## WORK TO BE COMPLETED
Print, word for word, the opening line of the data below and every line after it through the line that contains "from matplotlib.patches import Polygon", but not the pictures.

* BEGIN COLLECTED DATA *

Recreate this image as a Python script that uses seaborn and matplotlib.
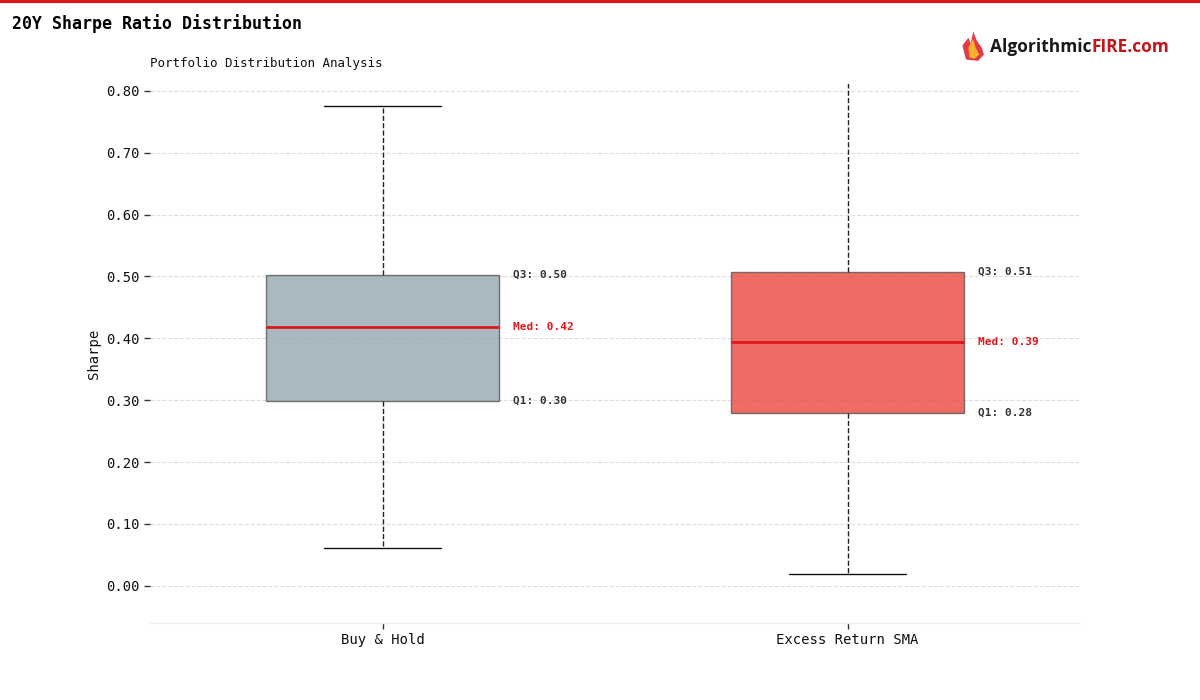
import numpy as np
import matplotlib
matplotlib.use("Agg")
import matplotlib.pyplot as plt
import seaborn as sns
from matplotlib.patches import Polygon

# values
strategies = ["Buy & Hold", "Excess Return SMA"]
whisker_low = [0.061, 0.019]
q1_vals = [0.299, 0.280]
medians = [0.419, 0.394]
q3_vals = [0.503, 0.507]
whisker_high = [0.776, 0.86]
box_colors = ["#95a7b0", "#e9493f"]

sns.set_theme(style="whitegrid")
plt.rcParams["font.family"] = ["DejaVu Sans Mono"]

fig = plt.figure(figsize=(12, 7), dpi=100)
ax = fig.add_axes([0.125, 0.11, 0.775, 0.77])

stats = []
for i, name in enumerate(strategies):
    stats.append({"label": name, "whislo": whisker_low[i], "q1": q1_vals[i],
                  "med": medians[i], "q3": q3_vals[i], "whishi": whisker_high[i],
                  "fliers": []})

bp = ax.bxp(stats, positions=range(len(strategies)), widths=0.5, patch_artist=True,
            showfliers=False,
            boxprops=dict(edgecolor="#555555", linewidth=1),
            medianprops=dict(color="#e0161b", linewidth=2),
            whiskerprops=dict(color="#222222", linewidth=1, linestyle="--"),
            capprops=dict(color="#111111", linewidth=1), capwidths=0.25)
for patch, c in zip(bp["boxes"], box_colors):
    patch.set_facecolor(c)
    patch.set_alpha(0.8)
    patch.set_edgecolor("#555555")

# quartile labels
for i in range(len(strategies)):
    x = i + 0.25 + 0.03
    ax.text(x, q3_vals[i], f"Q3: {q3_vals[i]:.2f}", fontsize=8, fontweight="bold",
            color="#333333", ha="left", va="center")
    ax.text(x, medians[i], f"Med: {medians[i]:.2f}", fontsize=8, fontweight="bold",
            color="#e0161b", ha="left", va="center")
    ax.text(x, q1_vals[i], f"Q1: {q1_vals[i]:.2f}", fontsize=8, fontweight="bold",
            color="#333333", ha="left", va="center")

ax.set_xlim(-0.5, 1.5)
ax.set_ylim(-0.06, 0.811)
ax.set_yticks(np.arange(0, 0.81, 0.1))
ax.set_yticklabels([f"{v:.2f}" for v in np.arange(0, 0.81, 0.1)])
ax.set_ylabel("Sharpe", fontsize=10, color="#111111")
ax.tick_params(axis="both", labelsize=10, length=4, width=1,
               left=True, bottom=True, labelcolor="#111111", color="#333333")
ax.grid(axis="y", linestyle="--", color="#dddddd", linewidth=0.8)
ax.grid(axis="x", visible=False)
ax.set_facecolor("white")
for s in ["top", "right", "left"]:
    ax.spines[s].set_visible(False)
ax.spines["bottom"].set_color("#eeeeee")
ax.spines["bottom"].set_linewidth(1)

ax.set_title("Portfolio Distribution Analysis", loc="left", fontsize=9, pad=12,
             color="#111111")

# header
fig.add_artist(plt.Line2D([0, 1], [0.998, 0.998], transform=fig.transFigure,
                          color="#e0161b", linewidth=3))
fig.text(0.01, 0.967, "20Y Sharpe Ratio Distribution", fontsize=12,
         fontweight="bold", ha="left", va="center", color="#000000")

# logo
logo_font = ["Open Sans", "DejaVu Sans"]
t = fig.text(0.825, 0.933, "Algorithmic", fontsize=12.5, family=logo_font,
             fontweight="bold", ha="left", va="center", color="#1a1a1a")
fig.canvas.draw()
bb = t.get_window_extent().transformed(fig.transFigure.inverted())
fig.text(bb.x1, 0.933, "FIRE.com", fontsize=12.5, family=logo_font,
         fontweight="bold", ha="left", va="center", color="#c0161b")
flame_outer = [(0.805, 0.915), (0.802, 0.935), (0.807, 0.946), (0.809, 0.938),
               (0.811, 0.955), (0.814, 0.942), (0.818, 0.932), (0.820, 0.922),
               (0.815, 0.913)]
flame_inner = [(0.808, 0.918), (0.807, 0.932), (0.811, 0.944), (0.813, 0.932),
               (0.816, 0.922), (0.812, 0.916)]
fig.add_artist(Polygon(flame_outer, closed=True, transform=fig.transFigure,
                       facecolor="#e23a4a", edgecolor="none"))
fig.add_artist(Polygon(flame_inner, closed=True, transform=fig.transFigure,
                       facecolor="#f7b12a", edgecolor="none"))

fig.savefig("out.png", dpi=100, facecolor="white")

* END COLLECTED DATA *

## TASK ANSWER
Recreate this image as a Python script that uses seaborn and matplotlib.
import numpy as np
import matplotlib
matplotlib.use("Agg")
import matplotlib.pyplot as plt
import seaborn as sns
from matplotlib.patches import Polygon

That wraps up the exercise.